More surprises came last night (Sunday) when I went to what 
I thought was an early Thanksgiving dinner at Dan and Kim's 
place. Well it turned out to also be a surprise party for 
my birthday! It's the first party/gathering etc. I've had

on my birthday since I was 11 years old. (See, my birthday, 
Nov. 27, always falls on or around Thanksgiving and 
traditionally everyone has been too busy to celebrate with 
me). A lot of my friends showed up and there was cake and 
yummy food and presents! I seriously had to hold back the 
tears because I had literally forgotten what a birthday 
party felt like. My actual birthday is still this next 
weekend, but a lot of people are out of town and such for 
Thanksgiving. Last night was nice and really made me feel 
good! Thanks everyone!

Reg came back Saturday after spending the entire last week 
with Heather (at my suggestion) to unwind and forget about 
stress. She's like night and day now....she seems so much 
happier, healthier and relaxed.

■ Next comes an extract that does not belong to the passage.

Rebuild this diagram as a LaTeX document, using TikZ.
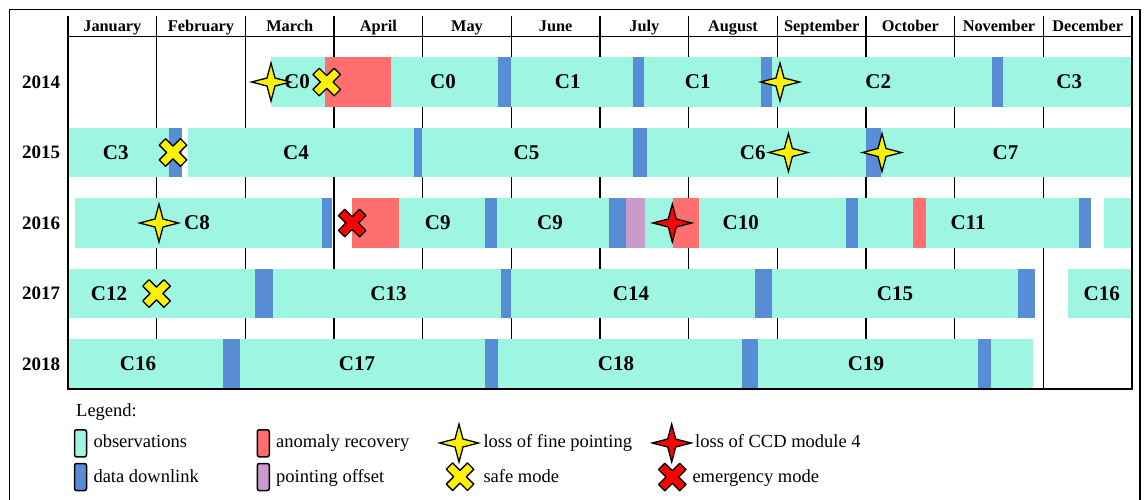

I, meanwhile, spent last 
week trying to give Reg 101 surprises of my own when she 
got home. I all but killed myself working on the front and 
back yards, finishing up clearing them of all the things we 
wanted to get rid of. I moved all the rest of the rock that 
was annoying us out of the yard (with Geoff's help on 
Saturday morning). I also hired a guy to install new 
sprinklers, we removed all the poles and rebar that had 
supported the fence (which we had to cut through with a 
reciprical saw) and I finished painting the office, which 
aside from maybe the rock was the most exhausting task 
since I had to completely remove and replace everything in 
the office by myself to complete. My routine for the eight 
days Reg was gone was wake up super early, get to work by 
7:30 AM, get off work a little early, eat something 
quickly, work in the yard until the sun went down 
completely, then work on inside the house stuff until I was 
so worn out I'd collapse into bed. Now I need a vacation! 
But it was so worth it as I got SOOOOOO much done around 
the house and yards and it really did surprise Reg when she 
got back!

Other small tidbits to include: I spent time with my 
parents while Reg was gone. They came over and either 
assisted with or kept me company while I worked; I found a 
leak under my master bathroom tile that I called the 
handyman who did my sprinkers to take a look at it. He did 
some things with the tub and faucets that seemed to have 
stopped it for now, but if it returns, we'll have to 
jackhammer into my bathroom floor to trace the leak, and 
that's going to cost me a LOT of money; I accidentally 
slammed Pepper's snout in our front door when I was working 
on the yards. She lost a tooth, but other than that she's 
fine...I still felt terrible; I've been overcome recently 
with a slight feeling of dread at losing any more friends 
to death, and it's got me thinking of my own health and 
sanity; With my promotion, there's a lot of things new I 
have to learn, do, etc., which is going to take up more 
time I think until I get a handle on it; during my birthday 
party, a group of us wound up sharing ghost and paranormal 
stories and we discussed the possibility of beginning our 
own investigation crew here in Vegas. It sounds fun, and I 
want to do it, but A) if we do, I want to make sure it's 
done right; and B) I'm slightly worried about everyone's 
level of time, availability and energy to put into this--
including my own reservations about actually going places 
and "hunting ghosts."

Like I said, this has been a very surreal, up and down kind 
of week. I'm glad in some ways it's over and in other ways, 
I wish I could hang onto it forever. 

Since so much stuff happened that my head's still spinning, 
if I forgot anything or anyone, I apologize.